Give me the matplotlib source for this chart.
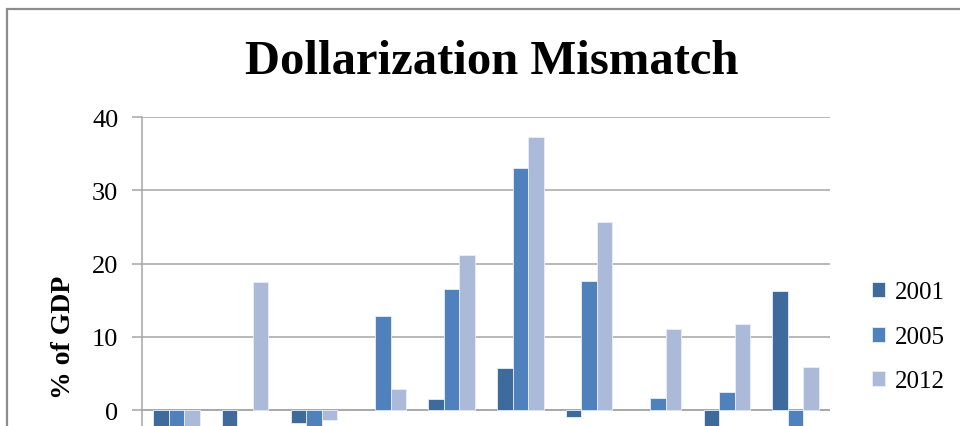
import matplotlib
matplotlib.use("Agg")
import matplotlib.pyplot as plt
from matplotlib.patches import Rectangle
import numpy as np

# values (negative bars are cut by the image edge, estimated)
groups = list(range(10))
years = ["2001", "2005", "2012"]
v2001 = [-4.0, -4.0, -1.8, 0.0, 1.5, 5.7, -1.0, 0.0, -4.0, 16.2]
v2005 = [-4.0, 0.0, -3.0, 12.8, 16.5, 33.0, 17.6, 1.6, 2.4, -4.0]
v2012 = [-3.0, 17.5, -1.3, 2.9, 21.2, 37.3, 25.7, 11.0, 11.7, 5.9]
colors = ["#3F6A9C", "#4F81BD", "#AABAD8"]
yticks = [0, 10, 20, 30, 40]

plt.rcParams['font.family'] = ['Liberation Serif', 'DejaVu Serif']

fig = plt.figure(figsize=(9.6, 4.27), dpi=100)
W, H = 960.0, 427.0

# chart border (goes past the cropped edges)
fig.patches.append(Rectangle((7 / W, -1), 2, 1 + (H - 10) / H, transform=fig.transFigure,
                             fill=False, edgecolor="#8C8C8C", lw=1.6))

ymin, ymax = -20, 40
px_per_unit = (411 - 118) / 40.0
bottom_px = 411 + (-ymin) * px_per_unit
ax = fig.add_axes([142 / W, (H - bottom_px) / H, 688 / W, (bottom_px - 118) / H])

x = np.arange(len(groups))
w = 0.225
for i, (vals, lab) in enumerate(zip([v2001, v2005, v2012], years)):
    lws = [0.6 if v != 0 else 0 for v in vals]
    ax.bar(x + (i - 1) * w, vals, w, color=colors[i], edgecolor="#E8EEF7", linewidth=lws,
           label=lab, zorder=3)

ax.set_xlim(-0.5, len(groups) - 0.5)
ax.set_ylim(ymin, ymax)
ax.set_yticks(yticks)
ax.set_xticks([])
ax.yaxis.grid(True, color="#A6A6A6", lw=1.1, zorder=0)
ax.axhline(0, color="#A6A6A6", lw=1.1, zorder=2)
for s in ["top", "right", "bottom"]:
    ax.spines[s].set_visible(False)
ax.spines["left"].set_color("#A6A6A6")
ax.spines["left"].set_linewidth(1.1)
ax.tick_params(axis="y", length=7, color="#A6A6A6", width=1.1, labelsize=19, pad=10)

fig.text(492 / W, (H - 62) / H, "Dollarization Mismatch", ha="center", va="center",
         fontsize=35, fontweight="bold")
fig.text(63 / W, (H - 337) / H, "% of GDP", rotation=90, ha="center", va="center",
         fontsize=20, fontweight="bold")

fig.legend(loc="center left", bbox_to_anchor=(849 / W, (H - 338) / H), frameon=False,
           fontsize=18, handlelength=0.55, handleheight=0.55, handletextpad=0.4,
           labelspacing=0.9)

fig.savefig("out.png", dpi=100)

========

**Directions**
Pick out the lines above containing the word "chart", then copy them.

**Answer below**
Give me the matplotlib source for this chart.
# chart border (goes past the cropped edges)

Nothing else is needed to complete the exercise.